Smith and Zam, co-creator of the multi award-nominated Feud: Bette and Joan and a lecturer, were as funny as each other. Zam’s tribute to his partner at the memorial was precisely spoken and moving.
They had just gotten together when Smith had received his ALS diagnosis, and although many of Zam’s friends think him pretty amazing for staying in that relationship, there was, Zam said, no choice. He loved Smith. Smith loved him. They were together. It was open relationship, Zam told the gathering. Neither one would want the other to be denied any kind of pleasure. Their love was the constant, and unbreakable.
They were good at being separate in the relationship; they both had their work to do, they both had good friends and Zam paid full tribute to all those who took care of Bob and kept his spirits as buoyed as possible as his illness progressed.
James Hannaham, John Bateman, Patrick Ryan, Chris Shirley, Michael Carroll, and Christopher Bram were all part of a writers’ group that met at Chelsea gay bar Barracuda and they all read from Smith’s books—Openly Bob, Way To Go Smith, Selfish and Perverse, Remembrance of Things I Forgot, and Treehab.
Stroud read from an essay Smith wrote about his love of dogs, or more precisely why dogs provide an example for us all. (The memorial included full tributes to Smith and Zam’s dogs, Bozzie, a lab rescue, and Toby, still alive and with the most pendulous ears in the world.)
There were songs, and more laughter, and more tears; a sense of disbelief that this beautiful and talented man was no longer here. But Smith’s spirit felt very close, very alive, as the memories and anecdotes swirled around the room.
And then, after the clip of him performing in Leno’s Tonight Show, the room went quiet, and the sound of a phone message filled the room. It was a message that Jay Leno had left Zam after Smith’s death.
“Hey Michael, it’s Jay Leno. I just wanted to call and say I was so sorry I was to hear the news. You know, it’s really very, very sad.”
Leno quoted his favorite line of poetry by John Greenleaf Whittier: “For all sad words of tongue and pen, the saddest are these, ‘It might have been.’”

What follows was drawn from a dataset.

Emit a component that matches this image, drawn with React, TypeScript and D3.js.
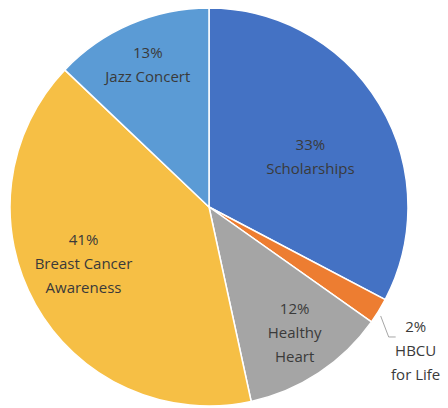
import React from 'react';
import * as d3 from 'd3';

// slice data, clockwise from 12 o'clock
const categories = ['Scholarships', 'HBCU for Life', 'Healthy Heart', 'Breast Cancer Awareness', 'Jazz Concert'];
const shares = [32.7, 2.1, 11.8, 40.5, 12.9];
const labelLines = [['Scholarships'], ['HBCU', 'for Life'], ['Healthy', 'Heart'], ['Breast Cancer', 'Awareness'], ['Jazz Concert']];
const colors = ['#4472C4', '#ED7D31', '#A5A5A5', '#F6BF45', '#5B9BD5'];

const width = 448;
const height = 408;
const cx = 209;
const cy = 207;
const radius = 199;
const lineH = 24;
// where each inside label sits: fraction of radius, and a nudge (degrees) off the slice middle
const labelRadius = [0.57, 0, 0.76, 0.69, 0.78];
const labelTurn = [4.5, 0, -1, 5.4, 0];

const App = () => {
  const pie = d3.pie<number>().sort(null).value(d => d);
  const arcs = pie(shares);
  const arc = d3.arc<d3.PieArcDatum<number>>().innerRadius(0).outerRadius(radius);
  const pct = d3.format('.0f');

  return (
    <svg width={width} height={height} style={{ position: 'absolute', left: 0, top: 0, background: '#fff' }}>
      <g transform={`translate(${cx},${cy})`}>
        {arcs.map((a, i) => (
          <path key={categories[i]} d={arc(a) || ''} fill={colors[i]} stroke="#fff" strokeWidth={1.5} />
        ))}
        {arcs.map((a, i) => {
          const mid = (a.startAngle + a.endAngle) / 2;
          const lines = [`${pct(shares[i])}%`, ...labelLines[i]];
          const style = { fontFamily: '"Open Sans", sans-serif', fontSize: 15, fill: '#3a3a3a' };
          if (i === 1) {
            // small slice: label outside with a leader line
            const sx = Math.sin(mid) * radius + 2;
            const sy = -Math.cos(mid) * radius + 5;
            const ex = sx + 8;
            const ey = sy + 21;
            const tx = ex + 27;
            return (
              <g key={categories[i]}>
                <polyline points={`${sx},${sy} ${ex},${ey} ${ex + 7},${ey}`} fill="none" stroke="#A6A6A6" strokeWidth={1} />
                {lines.map((t, j) => (
                  <text key={j} x={tx} y={ey - 11 + j * lineH} textAnchor="middle" dominantBaseline="central" style={style}>{t}</text>
                ))}
              </g>
            );
          }
          const r = radius * labelRadius[i];
          const ang = mid + (labelTurn[i] * Math.PI) / 180;
          const x = Math.sin(ang) * r;
          const y = -Math.cos(ang) * r;
          const top = y - ((lines.length - 1) * lineH) / 2;
          return (
            <g key={categories[i]}>
              {lines.map((t, j) => (
                <text key={j} x={x} y={top + j * lineH} textAnchor="middle" dominantBaseline="central" style={style}>{t}</text>
              ))}
            </g>
          );
        })}
      </g>
    </svg>
  );
};

export default App;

Leno said: “I think of Bob when I read that. It’s really true. He was just a great comic mind. We were all the benefit of some of it, but most of the world never got to hear any of it and that's the saddest part of what might have been, you know. And it really is.
“I’m sorry for you and I’m sorry for the comedy community, and the rest of the world will miss out on… Well, I’m being selfish you know… there are just some great jokes. He had a great mind. It’s just sad his body couldn't keep up with it.”
“Alrighty my friend,” Leno said to Zam's machine, “I don't mean to drone on, I just want you to know. It’s been a long time. It doesn't mean it’s ‘out of sight out of mind.’”
It seemed clear at his memorial service that Bob Smith will never be far from many people’s minds.